■ EXERCISE MATERIALS

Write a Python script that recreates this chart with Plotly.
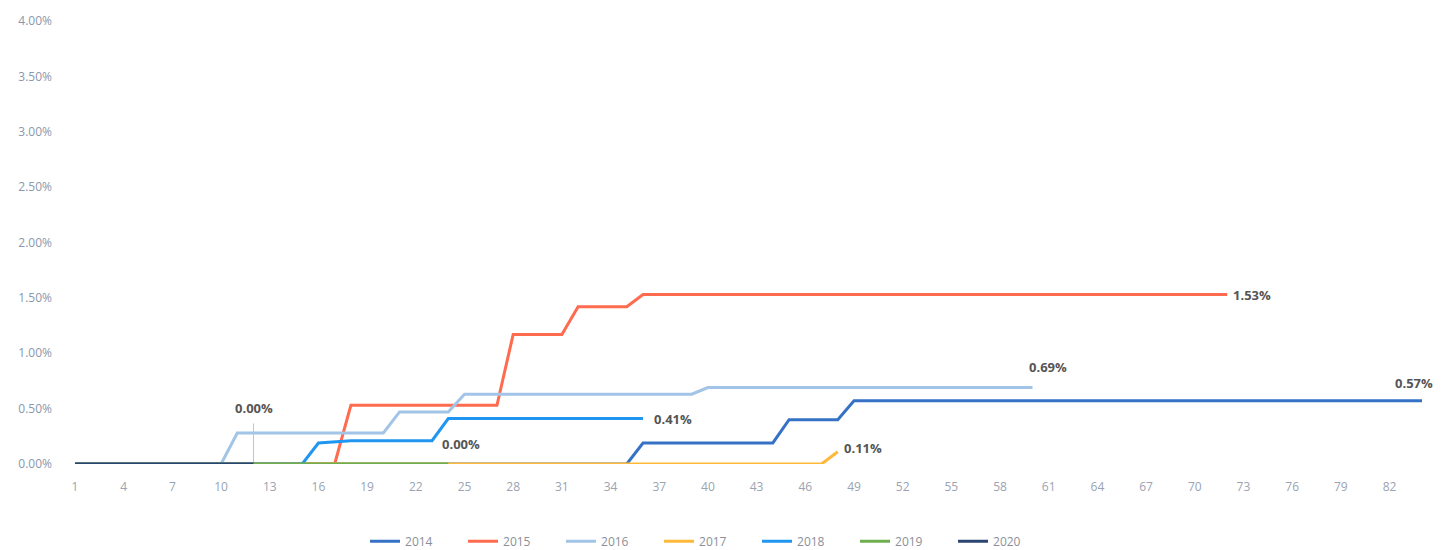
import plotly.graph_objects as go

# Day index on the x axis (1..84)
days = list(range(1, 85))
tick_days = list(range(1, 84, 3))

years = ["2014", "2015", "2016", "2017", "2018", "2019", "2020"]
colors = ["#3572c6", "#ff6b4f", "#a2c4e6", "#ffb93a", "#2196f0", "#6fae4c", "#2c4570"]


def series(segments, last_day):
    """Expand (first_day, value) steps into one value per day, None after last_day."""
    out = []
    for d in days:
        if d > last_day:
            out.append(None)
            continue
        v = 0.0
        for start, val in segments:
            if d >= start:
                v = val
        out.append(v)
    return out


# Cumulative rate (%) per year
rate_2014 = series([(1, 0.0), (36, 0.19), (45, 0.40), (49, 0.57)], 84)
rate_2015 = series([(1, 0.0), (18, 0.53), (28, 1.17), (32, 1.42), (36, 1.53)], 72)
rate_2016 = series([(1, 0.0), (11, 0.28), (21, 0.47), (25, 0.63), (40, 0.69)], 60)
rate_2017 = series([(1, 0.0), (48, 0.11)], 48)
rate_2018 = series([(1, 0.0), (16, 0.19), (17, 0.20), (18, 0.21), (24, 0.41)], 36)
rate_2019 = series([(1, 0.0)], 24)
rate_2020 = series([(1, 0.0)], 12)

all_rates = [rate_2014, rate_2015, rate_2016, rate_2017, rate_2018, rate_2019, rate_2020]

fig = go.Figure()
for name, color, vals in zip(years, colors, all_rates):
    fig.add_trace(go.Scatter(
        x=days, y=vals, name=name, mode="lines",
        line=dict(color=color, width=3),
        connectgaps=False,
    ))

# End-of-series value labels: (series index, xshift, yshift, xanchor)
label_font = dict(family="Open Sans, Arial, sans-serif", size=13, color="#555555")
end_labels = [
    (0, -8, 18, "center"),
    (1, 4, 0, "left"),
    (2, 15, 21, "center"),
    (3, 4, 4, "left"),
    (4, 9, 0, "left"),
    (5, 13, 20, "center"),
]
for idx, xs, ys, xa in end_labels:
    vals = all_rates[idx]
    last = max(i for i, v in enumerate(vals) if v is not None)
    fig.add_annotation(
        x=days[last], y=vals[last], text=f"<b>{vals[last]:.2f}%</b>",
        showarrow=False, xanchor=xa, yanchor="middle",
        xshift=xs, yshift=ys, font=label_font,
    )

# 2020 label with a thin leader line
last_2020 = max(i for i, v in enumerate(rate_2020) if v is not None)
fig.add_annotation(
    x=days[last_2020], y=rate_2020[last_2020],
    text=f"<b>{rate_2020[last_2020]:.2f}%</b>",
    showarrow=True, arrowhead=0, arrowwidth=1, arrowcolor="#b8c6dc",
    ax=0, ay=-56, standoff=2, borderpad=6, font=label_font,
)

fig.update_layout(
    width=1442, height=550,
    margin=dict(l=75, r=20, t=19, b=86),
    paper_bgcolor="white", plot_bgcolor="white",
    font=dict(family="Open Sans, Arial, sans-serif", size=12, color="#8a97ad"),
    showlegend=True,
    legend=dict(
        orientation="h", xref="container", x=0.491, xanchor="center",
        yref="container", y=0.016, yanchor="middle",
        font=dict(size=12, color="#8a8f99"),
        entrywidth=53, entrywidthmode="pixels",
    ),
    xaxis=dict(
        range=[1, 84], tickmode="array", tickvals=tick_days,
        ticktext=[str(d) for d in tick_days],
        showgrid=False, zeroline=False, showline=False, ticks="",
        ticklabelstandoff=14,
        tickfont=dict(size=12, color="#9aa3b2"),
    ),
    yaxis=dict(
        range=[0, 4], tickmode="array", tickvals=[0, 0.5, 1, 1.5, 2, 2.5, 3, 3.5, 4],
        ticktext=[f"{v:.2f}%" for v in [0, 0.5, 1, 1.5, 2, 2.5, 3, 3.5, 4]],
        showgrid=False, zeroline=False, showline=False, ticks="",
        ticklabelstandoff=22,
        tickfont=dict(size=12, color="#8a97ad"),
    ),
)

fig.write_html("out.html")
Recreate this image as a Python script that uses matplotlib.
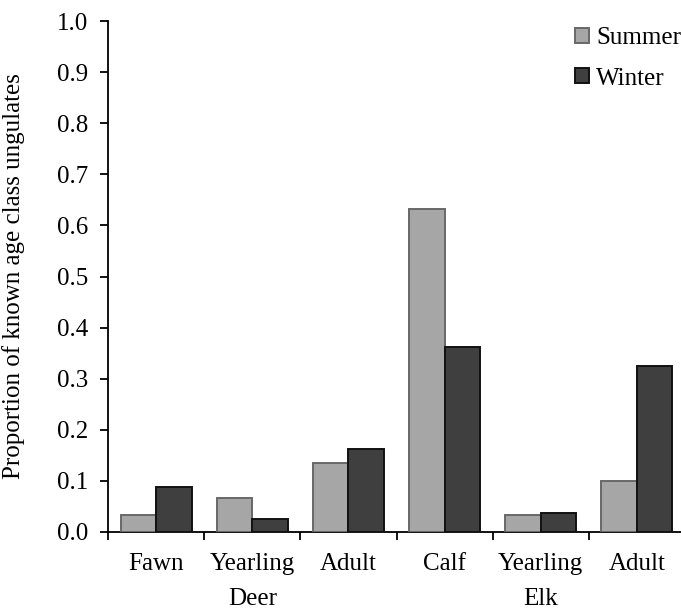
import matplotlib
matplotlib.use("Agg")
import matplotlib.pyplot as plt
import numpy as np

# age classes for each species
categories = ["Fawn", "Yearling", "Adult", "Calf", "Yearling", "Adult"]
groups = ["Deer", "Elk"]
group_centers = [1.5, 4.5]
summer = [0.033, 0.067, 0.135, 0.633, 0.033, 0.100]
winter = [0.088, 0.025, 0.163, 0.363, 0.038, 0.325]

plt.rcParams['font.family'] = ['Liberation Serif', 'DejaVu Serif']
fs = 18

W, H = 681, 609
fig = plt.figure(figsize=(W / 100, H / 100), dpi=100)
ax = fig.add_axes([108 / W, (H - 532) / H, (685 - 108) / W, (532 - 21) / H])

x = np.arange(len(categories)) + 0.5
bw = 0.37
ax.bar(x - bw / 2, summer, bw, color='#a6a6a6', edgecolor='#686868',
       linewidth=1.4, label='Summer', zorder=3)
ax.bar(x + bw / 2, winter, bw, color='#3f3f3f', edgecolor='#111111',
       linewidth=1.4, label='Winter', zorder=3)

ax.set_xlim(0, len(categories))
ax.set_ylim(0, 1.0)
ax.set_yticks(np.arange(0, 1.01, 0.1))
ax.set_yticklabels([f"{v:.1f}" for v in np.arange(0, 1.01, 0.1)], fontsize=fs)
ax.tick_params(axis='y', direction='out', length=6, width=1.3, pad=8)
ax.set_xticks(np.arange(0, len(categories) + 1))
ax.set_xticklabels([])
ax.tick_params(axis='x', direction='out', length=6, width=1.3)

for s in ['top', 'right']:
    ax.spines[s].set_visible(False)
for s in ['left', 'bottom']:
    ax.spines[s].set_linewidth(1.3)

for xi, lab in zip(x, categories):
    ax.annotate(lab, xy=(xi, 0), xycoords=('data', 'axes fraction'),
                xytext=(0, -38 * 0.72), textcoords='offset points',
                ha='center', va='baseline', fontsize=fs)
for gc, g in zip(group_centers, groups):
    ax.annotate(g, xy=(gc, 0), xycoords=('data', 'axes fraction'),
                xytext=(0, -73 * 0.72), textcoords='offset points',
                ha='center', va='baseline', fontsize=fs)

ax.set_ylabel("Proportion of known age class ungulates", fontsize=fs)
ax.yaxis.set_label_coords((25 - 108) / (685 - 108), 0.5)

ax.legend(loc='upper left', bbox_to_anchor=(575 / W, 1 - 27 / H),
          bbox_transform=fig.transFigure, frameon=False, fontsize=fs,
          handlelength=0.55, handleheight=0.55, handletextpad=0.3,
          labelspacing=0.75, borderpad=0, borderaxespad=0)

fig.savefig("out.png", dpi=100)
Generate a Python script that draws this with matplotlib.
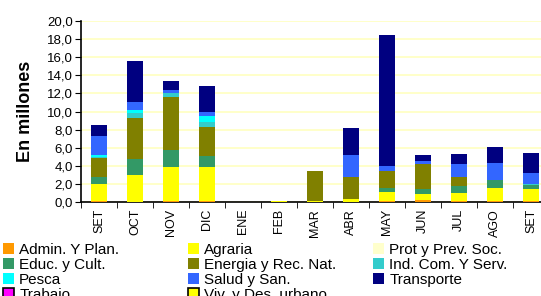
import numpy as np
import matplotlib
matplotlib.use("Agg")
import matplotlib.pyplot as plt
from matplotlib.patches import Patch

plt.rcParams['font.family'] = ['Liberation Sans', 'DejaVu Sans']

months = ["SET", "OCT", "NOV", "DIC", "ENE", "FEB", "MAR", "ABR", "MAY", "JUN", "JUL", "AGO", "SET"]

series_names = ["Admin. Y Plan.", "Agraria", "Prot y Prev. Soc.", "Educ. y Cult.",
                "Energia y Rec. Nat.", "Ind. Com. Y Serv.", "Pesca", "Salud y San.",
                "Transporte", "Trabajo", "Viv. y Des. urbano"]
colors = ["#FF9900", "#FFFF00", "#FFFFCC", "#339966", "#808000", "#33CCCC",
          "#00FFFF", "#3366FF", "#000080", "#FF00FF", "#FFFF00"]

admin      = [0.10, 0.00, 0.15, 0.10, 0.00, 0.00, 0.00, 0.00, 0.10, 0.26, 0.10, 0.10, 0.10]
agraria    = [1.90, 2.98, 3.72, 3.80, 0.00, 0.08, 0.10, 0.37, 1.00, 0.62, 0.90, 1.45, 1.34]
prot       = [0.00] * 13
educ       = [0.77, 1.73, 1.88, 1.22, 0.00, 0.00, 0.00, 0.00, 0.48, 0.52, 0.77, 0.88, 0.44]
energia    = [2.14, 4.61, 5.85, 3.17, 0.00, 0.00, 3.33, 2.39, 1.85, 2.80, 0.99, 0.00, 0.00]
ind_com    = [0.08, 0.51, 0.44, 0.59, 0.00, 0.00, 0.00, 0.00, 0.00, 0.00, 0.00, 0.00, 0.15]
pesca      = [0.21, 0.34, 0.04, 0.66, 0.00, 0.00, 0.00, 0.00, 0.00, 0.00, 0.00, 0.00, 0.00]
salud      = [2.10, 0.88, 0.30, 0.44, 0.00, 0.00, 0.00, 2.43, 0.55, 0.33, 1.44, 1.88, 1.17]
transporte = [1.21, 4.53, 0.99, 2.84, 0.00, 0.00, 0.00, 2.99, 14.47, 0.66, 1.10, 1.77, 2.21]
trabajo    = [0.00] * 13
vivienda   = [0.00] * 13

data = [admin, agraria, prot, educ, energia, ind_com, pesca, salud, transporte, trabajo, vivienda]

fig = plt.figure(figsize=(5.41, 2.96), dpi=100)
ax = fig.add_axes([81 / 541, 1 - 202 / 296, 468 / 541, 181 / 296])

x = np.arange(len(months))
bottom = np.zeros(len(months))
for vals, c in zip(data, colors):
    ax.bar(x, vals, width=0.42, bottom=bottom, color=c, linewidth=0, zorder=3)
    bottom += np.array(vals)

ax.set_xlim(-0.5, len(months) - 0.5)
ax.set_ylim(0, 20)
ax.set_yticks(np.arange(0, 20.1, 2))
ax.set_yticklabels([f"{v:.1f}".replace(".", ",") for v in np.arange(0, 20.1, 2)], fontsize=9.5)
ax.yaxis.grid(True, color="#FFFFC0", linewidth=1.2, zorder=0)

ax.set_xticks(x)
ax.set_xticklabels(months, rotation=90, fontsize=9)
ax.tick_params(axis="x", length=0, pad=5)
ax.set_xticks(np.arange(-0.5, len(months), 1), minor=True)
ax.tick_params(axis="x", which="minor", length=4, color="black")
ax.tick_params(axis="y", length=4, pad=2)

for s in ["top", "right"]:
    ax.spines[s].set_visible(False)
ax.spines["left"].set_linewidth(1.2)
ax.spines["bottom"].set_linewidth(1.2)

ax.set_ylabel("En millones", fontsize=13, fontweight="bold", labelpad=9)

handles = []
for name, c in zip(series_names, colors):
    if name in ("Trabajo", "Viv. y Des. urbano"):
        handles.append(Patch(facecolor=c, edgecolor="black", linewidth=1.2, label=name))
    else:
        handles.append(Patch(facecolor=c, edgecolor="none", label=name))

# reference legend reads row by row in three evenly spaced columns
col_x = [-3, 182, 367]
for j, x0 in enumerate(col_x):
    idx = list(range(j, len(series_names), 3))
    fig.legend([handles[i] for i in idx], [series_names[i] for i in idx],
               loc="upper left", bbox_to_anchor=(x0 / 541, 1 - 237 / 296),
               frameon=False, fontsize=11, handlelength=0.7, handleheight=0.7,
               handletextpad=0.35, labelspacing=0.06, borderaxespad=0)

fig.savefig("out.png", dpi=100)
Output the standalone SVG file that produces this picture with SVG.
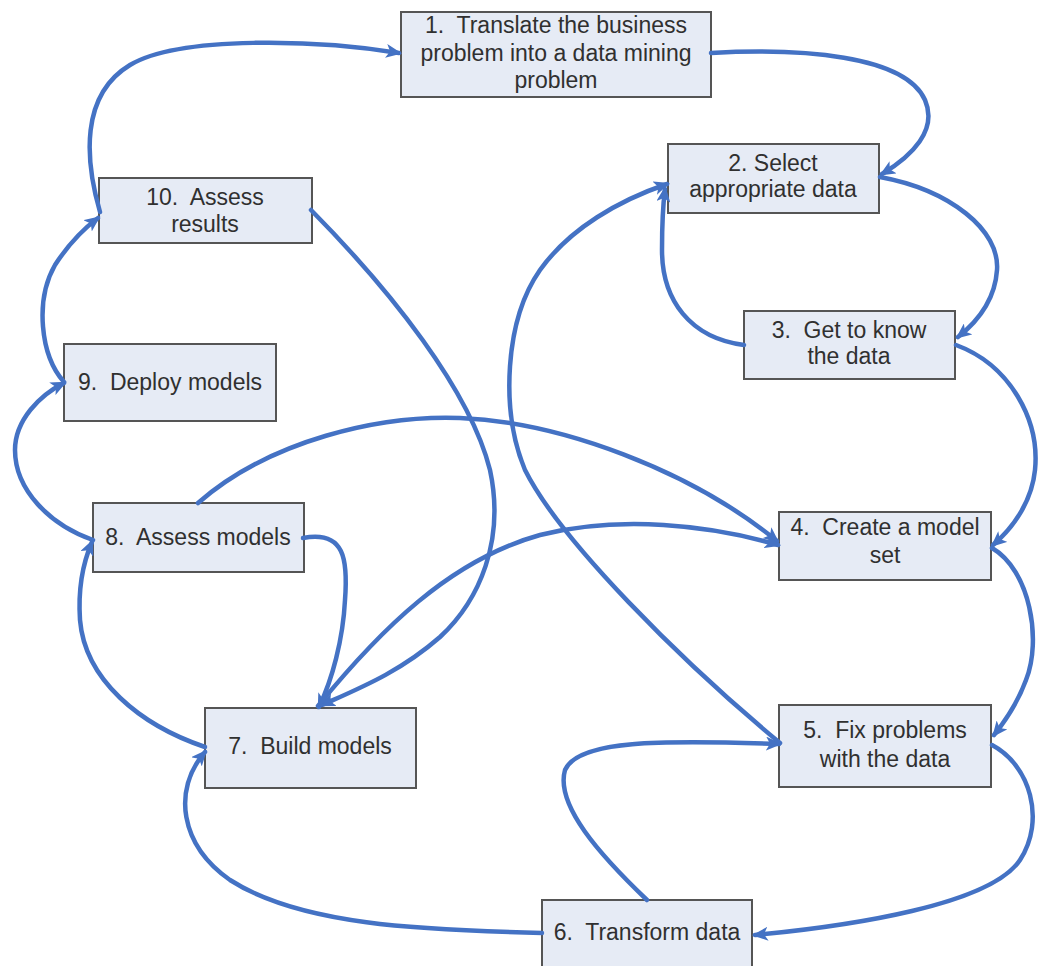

■ GIVEN REQUEST
Pictures excluded, retype exactly the lines running from the one with "Recreate this image" through the one with "ax.tick_params(axis='x', direction='out', length=6, width=1.3)". Include both end lines and nothing more.

■ TASK OUTPUT
Recreate this image as a Python script that uses matplotlib.
import matplotlib
matplotlib.use("Agg")
import matplotlib.pyplot as plt
import numpy as np

# age classes for each species
categories = ["Fawn", "Yearling", "Adult", "Calf", "Yearling", "Adult"]
groups = ["Deer", "Elk"]
group_centers = [1.5, 4.5]
summer = [0.033, 0.067, 0.135, 0.633, 0.033, 0.100]
winter = [0.088, 0.025, 0.163, 0.363, 0.038, 0.325]

plt.rcParams['font.family'] = ['Liberation Serif', 'DejaVu Serif']
fs = 18

W, H = 681, 609
fig = plt.figure(figsize=(W / 100, H / 100), dpi=100)
ax = fig.add_axes([108 / W, (H - 532) / H, (685 - 108) / W, (532 - 21) / H])

x = np.arange(len(categories)) + 0.5
bw = 0.37
ax.bar(x - bw / 2, summer, bw, color='#a6a6a6', edgecolor='#686868',
       linewidth=1.4, label='Summer', zorder=3)
ax.bar(x + bw / 2, winter, bw, color='#3f3f3f', edgecolor='#111111',
       linewidth=1.4, label='Winter', zorder=3)

ax.set_xlim(0, len(categories))
ax.set_ylim(0, 1.0)
ax.set_yticks(np.arange(0, 1.01, 0.1))
ax.set_yticklabels([f"{v:.1f}" for v in np.arange(0, 1.01, 0.1)], fontsize=fs)
ax.tick_params(axis='y', direction='out', length=6, width=1.3, pad=8)
ax.set_xticks(np.arange(0, len(categories) + 1))
ax.set_xticklabels([])
ax.tick_params(axis='x', direction='out', length=6, width=1.3)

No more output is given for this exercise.